• Figure scripts:
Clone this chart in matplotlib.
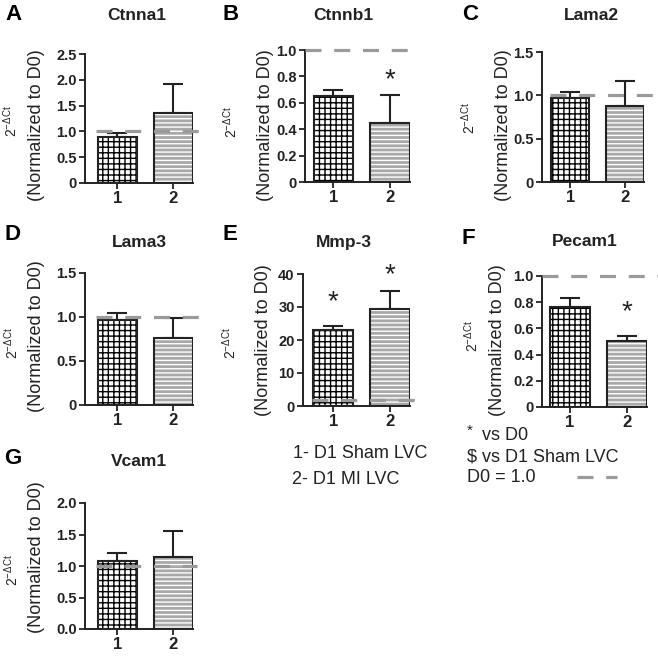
import numpy as np
import matplotlib.pyplot as plt

plt.rcParams['font.family'] = ['Liberation Sans', 'DejaVu Sans']
plt.rcParams['mathtext.fontset'] = 'custom'
plt.rcParams['mathtext.rm'] = 'Liberation Sans'
plt.rcParams['mathtext.it'] = 'Liberation Sans'
plt.rcParams['hatch.linewidth'] = 1.0

# data (mean and top of error bar)
genes = ['Ctnna1', 'Ctnnb1', 'Lama2', 'Lama3', 'Mmp-3', 'Pecam1', 'Vcam1']
letters = ['A', 'B', 'C', 'D', 'E', 'F', 'G']
group_labels = ['1', '2']
means = [[0.90, 1.35], [0.65, 0.45], [0.97, 0.88], [0.97, 0.76],
         [23.0, 29.3], [0.76, 0.505], [1.08, 1.14]]
err_tops = [[0.96, 1.92], [0.70, 0.66], [1.04, 1.16], [1.04, 0.99],
            [24.2, 34.9], [0.83, 0.54], [1.20, 1.55]]
ymax = [2.5, 1.0, 1.5, 1.5, 40, 1.0, 2.0]
yticks = [[0, 0.5, 1.0, 1.5, 2.0, 2.5], [0, 0.2, 0.4, 0.6, 0.8, 1.0],
          [0, 0.5, 1.0, 1.5], [0, 0.5, 1.0, 1.5], [0, 10, 20, 30, 40],
          [0, 0.2, 0.4, 0.6, 0.8, 1.0], [0.0, 0.5, 1.0, 1.5, 2.0]]
ytick_labels = [['0', '0.5', '1.0', '1.5', '2.0', '2.5'],
                ['0', '0.2', '0.4', '0.6', '0.8', '1.0'],
                ['0', '0.5', '1.0', '1.5'], ['0', '0.5', '1.0', '1.5'],
                ['0', '10', '20', '30', '40'],
                ['0', '0.2', '0.4', '0.6', '0.8', '1.0'],
                ['0.0', '0.5', '1.0', '1.5', '2.0']]
ref_level = [1.0, 1.0, 1.0, 1.0, 1.8, 1.0, 1.0]  # D0 line
stars = [[], [(2, 0.77)], [], [], [(1, 31.5), (2, 39.5)], [(2, 0.72)], []]

# layout in pixels: spine x, right x, y of zero, y of top
W, H = 658, 656
boxes = [(85, 193, 183, 54), (305, 410, 182, 50), (542, 644, 182, 52),
         (85, 193, 405, 273), (303, 410, 406, 274), (542, 647, 407, 276),
         (85, 193, 629, 503)]
xlefts = [0.42, 0.50, 0.48, 0.42, 0.47, 0.51, 0.42]
ref_span = [(0.62, 2.52), (0.50, 2.35), (0.62, 2.60), (0.62, 2.52),
            (0.62, 2.50), (0.51, 2.55), (0.62, 2.42)]
title_pos = [(137, 16), (343, 16), (591, 16), (139, 243), (344, 243),
             (585, 241), (139, 461)]
letter_pos = [(13, 15), (231, 15), (470, 15), (13, 234), (230, 234),
              (468, 238), (13, 458)]
ylab_pos = [(11, 37, 121, 125), (231, 266, 122, 125), (469, 504, 118, 125),
            (12, 37, 343, 336), (230, 264, 343, 340), (472, 497, 336, 340),
            (12, 37, 570, 557)]

dark = '#222222'
gray_ref = '#9a9a9a'

fig = plt.figure(figsize=(W / 100, H / 100), dpi=100)

for i in range(len(genes)):
    x0, x1, y0, y1 = boxes[i]
    ax = fig.add_axes([x0 / W, (H - y0) / H, (x1 - x0) / W, (y0 - y1) / H])
    xs = np.array([1, 2])
    m = np.array(means[i])
    up = np.array(err_tops[i]) - m

    ax.errorbar(xs, m, yerr=[np.zeros(2), up], fmt='none', ecolor=dark,
                elinewidth=1.5, capsize=7, capthick=1.5, zorder=2)
    # bar 1: grid pattern
    ax.bar(xs[0], m[0], width=0.7, color='white', edgecolor='black',
           hatch='+++', linewidth=0, zorder=3)
    # bar 2: brick-like gray
    ax.bar(xs[1], m[1], width=0.7, color='#a8a8a8', edgecolor='white',
           hatch='----', linewidth=0, zorder=3)
    ax.bar(xs, m, width=0.7, color='none', edgecolor=dark, linewidth=1.5,
           zorder=4)

    a, b = ref_span[i]
    ax.plot([a, b], [ref_level[i], ref_level[i]], color=gray_ref, lw=2.3,
            linestyle=(0, (5, 4)), clip_on=False, zorder=5)

    for sx, sy in stars[i]:
        ax.text(sx, sy, '*', ha='center', va='center', fontsize=20,
                color=dark, zorder=6)

    ax.set_xlim(xlefts[i], 2.35)
    ax.set_ylim(0, ymax[i])
    ax.set_xticks(xs)
    ax.set_xticklabels(group_labels, fontsize=12, fontweight='bold', color=dark)
    ax.set_yticks(yticks[i])
    ax.set_yticklabels(ytick_labels[i], fontsize=10.5, fontweight='bold',
                       color=dark)
    ax.tick_params(direction='out', length=4, width=1.3, color=dark, pad=2)
    for s in ['top', 'right']:
        ax.spines[s].set_visible(False)
    for s in ['left', 'bottom']:
        ax.spines[s].set_linewidth(1.4)
        ax.spines[s].set_color(dark)

    tx, ty = title_pos[i]
    fig.text(tx / W, 1 - ty / H, genes[i], ha='center', va='center',
             fontsize=12.5, fontweight='bold', color=dark)
    lx, ly = letter_pos[i]
    fig.text(lx / W, 1 - ly / H, letters[i], ha='center', va='center',
             fontsize=16, fontweight='bold', color='black')
    ax1, ax2, yy1, yy2 = ylab_pos[i]
    fig.text(ax1 / W, 1 - yy1 / H, r'$2^{-\Delta\mathrm{Ct}}$', rotation=90,
             ha='center', va='center', fontsize=10, color=dark)
    fig.text(ax2 / W, 1 - yy2 / H, '(Normalized to D0)', rotation=90,
             ha='center', va='center', fontsize=13, color=dark)

# group key
fig.text(293 / W, 1 - 453 / H, '1- D1 Sham LVC', ha='left', va='center',
         fontsize=13, color=dark)
fig.text(292 / W, 1 - 480 / H, '2- D1 MI LVC', ha='left', va='center',
         fontsize=13, color=dark)

# significance key
fig.text(467 / W, 1 - 431 / H, '*', ha='left', va='center', fontsize=11,
         color=dark)
fig.text(482 / W, 1 - 436 / H, 'vs D0', ha='left', va='center', fontsize=13,
         color=dark)
fig.text(467 / W, 1 - 457 / H, '$ vs D1 Sham LVC', ha='left', va='center',
         fontsize=13, color=dark)
fig.text(467 / W, 1 - 478 / H, 'D0 = 1.0', ha='left', va='center',
         fontsize=13, color=dark)
fig.add_artist(plt.Line2D([577 / W, 617 / W], [1 - 477 / H, 1 - 477 / H],
                          color=gray_ref, lw=2.3, linestyle=(0, (5, 4))))

fig.savefig('out.png', dpi=100)
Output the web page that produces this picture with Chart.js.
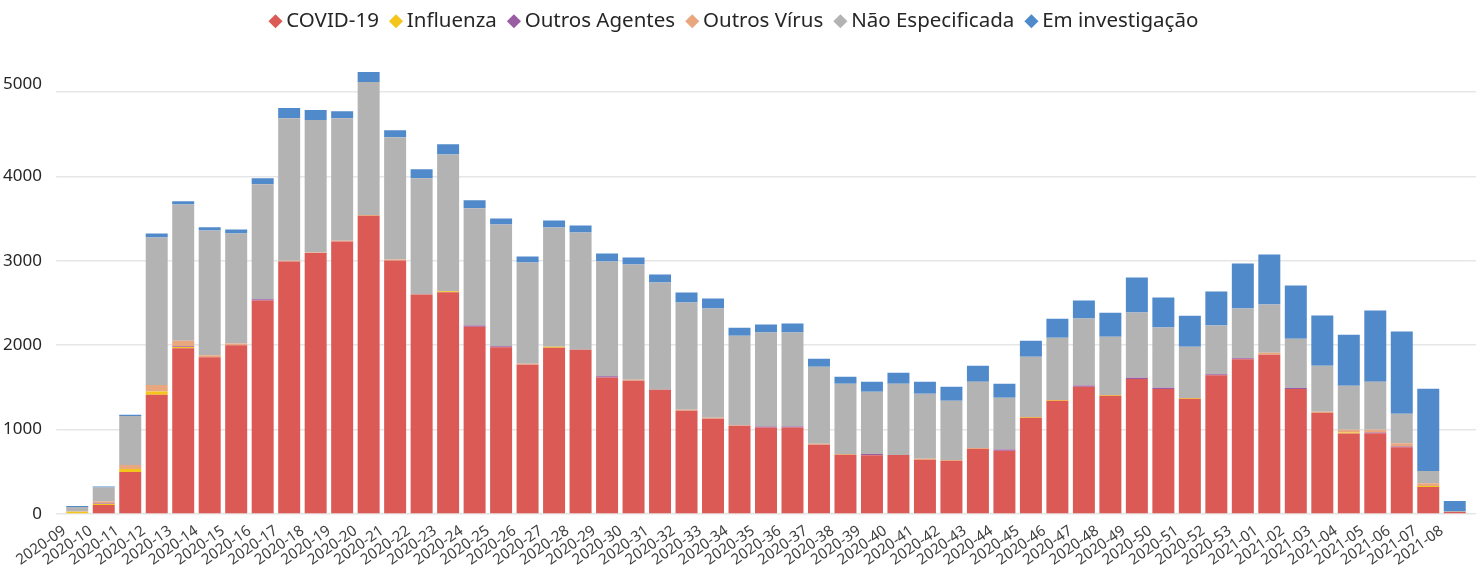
<!DOCTYPE html>
<html>
<head>
<meta charset="utf-8">
<script src="https://cdn.jsdelivr.net/npm/chart.js@4.4.1/dist/chart.umd.min.js"></script>
<style>
  html, body { margin: 0; padding: 0; background: #fff; }
  #wrap { width: 1484px; height: 567px; }
</style>
</head>
<body>
<div id="wrap"><canvas id="chart"></canvas></div>
<script>
// week labels
const weeks = [
  '2020-09','2020-10','2020-11','2020-12','2020-13','2020-14','2020-15','2020-16','2020-17','2020-18',
  '2020-19','2020-20','2020-21','2020-22','2020-23','2020-24','2020-25','2020-26','2020-27','2020-28',
  '2020-29','2020-30','2020-31','2020-32','2020-33','2020-34','2020-35','2020-36','2020-37','2020-38',
  '2020-39','2020-40','2020-41','2020-42','2020-43','2020-44','2020-45','2020-46','2020-47','2020-48',
  '2020-49','2020-50','2020-51','2020-52','2020-53','2021-01','2021-02','2021-03','2021-04','2021-05',
  '2021-06','2021-07','2021-08'
];

// series values
const covid = [0,107,498,1412,1962,1855,1998,2528,2991,3090,
  3228,3529,3003,2599,2627,2219,1974,1768,1970,1946,
  1618,1578,1472,1222,1127,1044,1025,1025,819,700,
  696,700,641,629,771,748,1139,1341,1507,1400,
  1598,1480,1365,1642,1832,1887,1480,1195,953,957,
  791,320,24];
const influenza = [28,12,36,40,16,0,0,0,0,0,
  0,0,0,0,10,0,0,0,10,0,
  0,0,0,0,0,0,0,0,0,0,
  0,0,0,0,0,0,10,10,0,10,
  0,0,10,0,0,0,0,0,12,0,
  0,12,0];
const outrosAgentes = [0,6,0,0,8,0,0,16,0,0,
  0,0,0,0,0,12,12,0,0,0,
  12,0,0,0,0,0,12,12,0,0,
  16,0,0,0,0,16,0,0,16,0,
  16,16,0,12,12,0,12,0,0,8,
  8,0,0];
const outrosVirus = [2,24,47,75,67,24,20,0,8,8,
  8,12,12,0,0,0,0,12,0,0,
  0,12,0,12,12,8,0,0,12,12,
  0,0,12,12,12,0,0,0,0,0,
  0,0,0,0,0,24,0,16,32,32,
  40,32,0];
const naoEspecificada = [53,166,581,1749,1614,1480,1305,1361,1689,1567,
  1452,1574,1448,1377,1622,1389,1444,1199,1412,1389,
  1361,1365,1270,1270,1294,1060,1112,1112,914,831,
  736,843,771,700,783,613,712,736,791,688,
  771,712,605,578,589,570,585,546,522,570,
  348,146,12];
const emInvestigacao = [12,12,12,47,36,36,47,71,119,119,
  83,119,83,107,119,95,71,71,83,83,
  95,83,95,119,119,95,95,107,95,83,
  119,131,142,166,190,166,190,225,214,285,
  415,356,368,404,534,593,629,593,605,843,
  973,973,119];

const yTicks = [0, 1000, 2000, 3000, 4000, 5000];

const fontFamily = "'Noto Sans', 'Open Sans', sans-serif";
const gridColor = '#e6e6e6';
const yMax = 5596;

const series = [
  { label: 'COVID-19', data: covid, color: '#dc5a55' },
  { label: 'Influenza', data: influenza, color: '#f4c51b' },
  { label: 'Outros Agentes', data: outrosAgentes, color: '#9a5da3' },
  { label: 'Outros Vírus', data: outrosVirus, color: '#e8a77f' },
  { label: 'Não Especificada', data: naoEspecificada, color: '#b3b3b3' },
  { label: 'Em investigação', data: emInvestigacao, color: '#518aca' }
];

const ctx = document.getElementById('chart').getContext('2d');
new Chart(ctx, {
  type: 'bar',
  data: {
    labels: weeks,
    datasets: series.map(s => ({
      label: s.label,
      data: s.data,
      backgroundColor: s.color,
      borderWidth: 0,
      categoryPercentage: 1,
      barPercentage: 0.83,
      yAxisID: 'y'
    }))
  },
  options: {
    responsive: true,
    maintainAspectRatio: false,
    animation: false,
    layout: { padding: { top: 5, left: 0, right: 0, bottom: 2 } },
    plugins: {
      tooltip: { enabled: false },
      legend: {
        position: 'top',
        labels: {
          usePointStyle: true,
          pointStyle: 'rectRot',
          boxWidth: 1,
          boxHeight: 10,
          padding: 6,
          color: '#262626',
          font: { family: fontFamily, size: 20.5 },
          // keep the diamond tight to its text, wider gap before the next item
          generateLabels: (chart) => Chart.defaults.plugins.legend.labels.generateLabels(chart)
            .map(item => Object.assign(item, { text: item.text + '  ' }))
        }
      }
    },
    scales: {
      x: {
        stacked: true,
        afterFit: (scale) => { scale.height = 51; },
        grid: { display: false },
        border: { display: false },
        ticks: {
          autoSkip: false,
          minRotation: 35,
          maxRotation: 35,
          padding: 0,
          labelOffset: -13,
          color: '#404040',
          font: { family: fontFamily, size: 15 }
        }
      },
      y: {
        stacked: true,
        min: 0,
        max: yMax,
        afterBuildTicks: (scale) => { scale.ticks = yTicks.map(v => ({ value: v })); },
        afterFit: (scale) => { scale.width = 64; },
        grid: { color: gridColor, lineWidth: 1.5, tickLength: 8 },
        border: { display: false },
        ticks: {
          padding: 14,
          color: '#262626',
          font: { family: fontFamily, size: 17, lineHeight: 0.95 },
          // top label sits a little above its gridline, as in the original
          callback: (value) => value === 5000 ? [String(value), ''] : String(value)
        }
      },
      y2: {
        position: 'right',
        min: 0,
        max: yMax,
        afterBuildTicks: (scale) => { scale.ticks = yTicks.map(v => ({ value: v })); },
        afterFit: (scale) => { scale.width = 16; },
        grid: { color: gridColor, lineWidth: 1.5, tickLength: 8, drawOnChartArea: false },
        border: { display: false },
        ticks: { display: false }
      }
    }
  }
});
</script>
</body>
</html>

• TASK REQUIREMENTS: Write out an exact copy of the listing, first line through the line containing "plt.rcParams['hatch.linewidth'] = 1.0", with the pictures left out.

• ANSWER TO THE TASK:
Clone this chart in matplotlib.
import numpy as np
import matplotlib.pyplot as plt

plt.rcParams['font.family'] = ['Liberation Sans', 'DejaVu Sans']
plt.rcParams['mathtext.fontset'] = 'custom'
plt.rcParams['mathtext.rm'] = 'Liberation Sans'
plt.rcParams['mathtext.it'] = 'Liberation Sans'
plt.rcParams['hatch.linewidth'] = 1.0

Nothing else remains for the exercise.